Turing is the international regulatory agency charged with maintaining control of artificial intelligences. They are a subdivision of Interpol, and as such have nearly international jurisdiction. Their power is formally limited in the US; while they do have the expertise and limited authority to deal with AI problems, LEDiv NetSec makes sure that its own AI Division, and not Turing, takes care of major AI incidents within US borders. The best place to get information about Turing is to read the source: Neuromancer.
THE "ROGUE HUNTER" DIVISION OF NETWATCH (Rache Bartmoss, p. 14)
This informal division exists, but is seen by both Turing and LEDiv NetSec as a dangerously uninformed collection of amateurs interfering with things they don't fully understand. Amateur Rogue Hunting is illegal. All the real, professional "Rogue Hunters" already work for Turing or LEDiv NetSec, and they're not going to hand out permits and licenses to anybody they don't directly contract out.
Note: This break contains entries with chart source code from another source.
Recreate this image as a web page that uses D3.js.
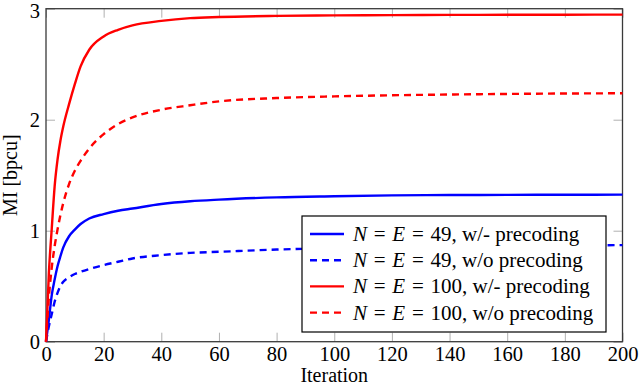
<!DOCTYPE html>
<html>
<head>
<meta charset="utf-8">
<script src="https://cdn.jsdelivr.net/npm/d3@7"></script>
<style>
  body { margin: 0; background: #fff; }
  svg { display: block; }
  text { font-family: "Liberation Serif", "Times New Roman", Times, serif; }
</style>
</head>
<body>
<div id="chart"></div>
<script>
var iters = [0, 1, 2, 3, 4, 5, 6, 8, 10, 12, 15, 20, 25, 30, 40, 50, 60, 80, 100, 120, 140, 160, 180, 200];

// N = E = 49
var n49Pre   = [0, 0.20, 0.42, 0.56, 0.68, 0.77, 0.85, 0.95, 1.01, 1.06, 1.11, 1.15, 1.18, 1.20, 1.24, 1.265, 1.28, 1.30, 1.31, 1.318, 1.321, 1.323, 1.324, 1.325];
var n49NoPre = [0, 0.14, 0.25, 0.36, 0.44, 0.50, 0.54, 0.58, 0.61, 0.63, 0.655, 0.69, 0.72, 0.75, 0.78, 0.80, 0.81, 0.83, 0.843, 0.852, 0.858, 0.863, 0.867, 0.87];
// N = E = 100
var n100Pre   = [0, 0.62, 1.02, 1.40, 1.64, 1.81, 1.94, 2.14, 2.32, 2.48, 2.63, 2.75, 2.81, 2.85, 2.89, 2.915, 2.925, 2.935, 2.94, 2.942, 2.944, 2.945, 2.946, 2.947];
var n100NoPre = [0, 0.40, 0.67, 0.86, 1.01, 1.14, 1.25, 1.42, 1.54, 1.63, 1.74, 1.87, 1.96, 2.02, 2.09, 2.13, 2.165, 2.195, 2.21, 2.22, 2.227, 2.232, 2.236, 2.238];

var seriesNames = ["49", "49", "100", "100"];
var seriesTags = ["w/- precoding", "w/o precoding", "w/- precoding", "w/o precoding"];
var xTicks = [0, 20, 40, 60, 80, 100, 120, 140, 160, 180, 200];
var yTicks = [0, 1, 2, 3];

var series = [
  { name: seriesNames[0], tag: seriesTags[0], values: n49Pre,    color: "#0000ff", dash: null },
  { name: seriesNames[1], tag: seriesTags[1], values: n49NoPre,  color: "#0000ff", dash: "7,5" },
  { name: seriesNames[2], tag: seriesTags[2], values: n100Pre,   color: "#ff0000", dash: null },
  { name: seriesNames[3], tag: seriesTags[3], values: n100NoPre, color: "#ff0000", dash: "7,5" }
];

var W = 640, H = 387;
var margin = { top: 8.7, right: 17.5, bottom: 45.3, left: 46 };
var w = W - margin.left - margin.right;
var h = H - margin.top - margin.bottom;

var svg = d3.select("#chart").append("svg")
  .attr("width", W)
  .attr("height", H);

var g = svg.append("g")
  .attr("transform", "translate(" + margin.left + "," + margin.top + ")");

var x = d3.scaleLinear().domain([0, 200]).range([0, w]);
var y = d3.scaleLinear().domain([0, 3]).range([h, 0]);

// axes with inward gray ticks on all four sides
function styleAxis(sel) {
  sel.attr("font-family", null).attr("font-size", null);
  sel.select(".domain").remove();
  sel.selectAll(".tick line").attr("stroke", "#b0b0b0").attr("stroke-width", 1);
  sel.selectAll("text").attr("fill", "#000").attr("font-size", "20.5px");
}

g.append("g")
  .attr("transform", "translate(0," + h + ")")
  .call(d3.axisBottom(x).tickValues(xTicks).tickSize(-9).tickPadding(5).tickFormat(d3.format("d")))
  .call(styleAxis);

g.append("g")
  .call(d3.axisTop(x).tickValues(xTicks).tickSize(-9).tickFormat(""))
  .call(styleAxis);

var yAxis = g.append("g")
  .call(d3.axisLeft(y).tickValues(yTicks).tickSize(-9).tickPadding(6).tickFormat(d3.format("d")))
  .call(styleAxis);

// keep the top label inside the picture
yAxis.selectAll(".tick text").filter(function (d) { return d === 3; })
  .attr("dy", "0.45em");

g.append("g")
  .attr("transform", "translate(" + w + ",0)")
  .call(d3.axisRight(y).tickValues(yTicks).tickSize(-9).tickFormat(""))
  .call(styleAxis);

// frame
g.append("rect")
  .attr("width", w)
  .attr("height", h)
  .attr("fill", "none")
  .attr("stroke", "#3a3a3a")
  .attr("stroke-width", 1.3);

// curves
var line = d3.line()
  .x(function (d, i) { return x(iters[i]); })
  .y(function (d) { return y(d); })
  .curve(d3.curveMonotoneX);

g.selectAll(".curve")
  .data(series)
  .enter().append("path")
  .attr("class", "curve")
  .attr("d", function (d) { return line(d.values); })
  .attr("fill", "none")
  .attr("stroke", function (d) { return d.color; })
  .attr("stroke-width", 2.4)
  .attr("stroke-dasharray", function (d) { return d.dash; });

// legend
var legend = svg.append("g").attr("transform", "translate(302,216)");
legend.append("rect")
  .attr("width", 304)
  .attr("height", 116)
  .attr("fill", "#fff")
  .attr("stroke", "#000")
  .attr("stroke-width", 1.2);

var item = legend.selectAll(".item")
  .data(series)
  .enter().append("g")
  .attr("class", "item")
  .attr("transform", function (d, i) { return "translate(0," + (18 + i * 26.2) + ")"; });

item.append("line")
  .attr("x1", 8).attr("x2", 42)
  .attr("stroke", function (d) { return d.color; })
  .attr("stroke-width", 2.4)
  .attr("stroke-dasharray", function (d) { return d.dash; });

// math-style spacing around "="
var label = item.append("text")
  .attr("x", 51)
  .attr("dy", "0.33em")
  .attr("font-size", "21px");
label.append("tspan").attr("font-style", "italic").text("N");
label.append("tspan").attr("dx", 1.5).text(" = ");
label.append("tspan").attr("dx", 1.5).attr("font-style", "italic").text("E");
label.append("tspan").attr("dx", 1.5).text(" = ");
label.append("tspan").attr("dx", 1.5).text(function (d) { return d.name + ", " + d.tag; });

// axis titles
svg.append("text")
  .attr("x", margin.left + w / 2)
  .attr("y", 382)
  .attr("text-anchor", "middle")
  .attr("font-size", "20px")
  .text("Iteration");

svg.append("text")
  .attr("transform", "translate(17," + (margin.top + h / 2) + ") rotate(-90)")
  .attr("text-anchor", "middle")
  .attr("font-size", "20px")
  .text("MI [bpcu]");
</script>
</body>
</html>
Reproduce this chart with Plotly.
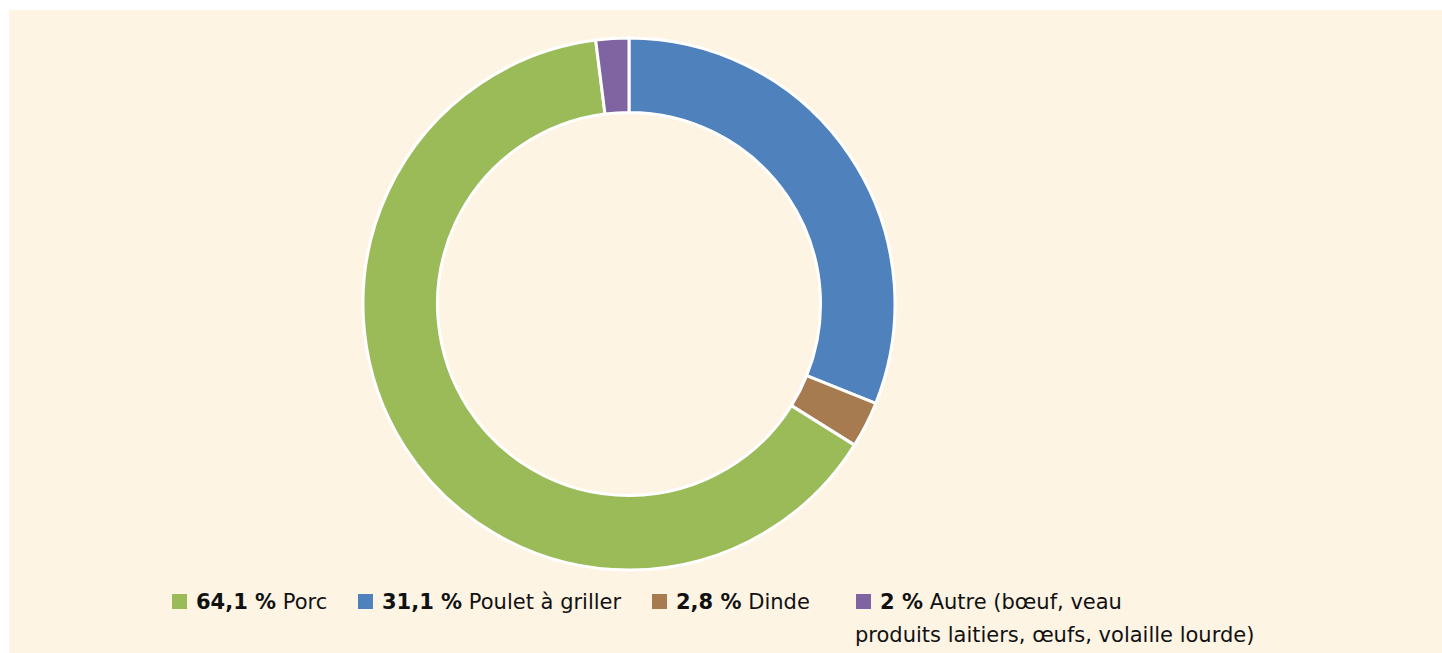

Netwatch and freelance Rogue Hunters are occasionally hired by corporations intent on salvaging or covering up illegal AI experiments without alerting Turing and getting their entire datafort EMPed (and paying several million euro in fines besides). Of course, if such a Rogue Hunter gets caught by Turing, they're likely to be charged with aiding and abetting a rogue AI ...
Lastly, "Rogue Hunting" is much less prevalent than Rache Bartmoss claims, because AI's can't get "loose" and just roam through the Net at will (as explained above).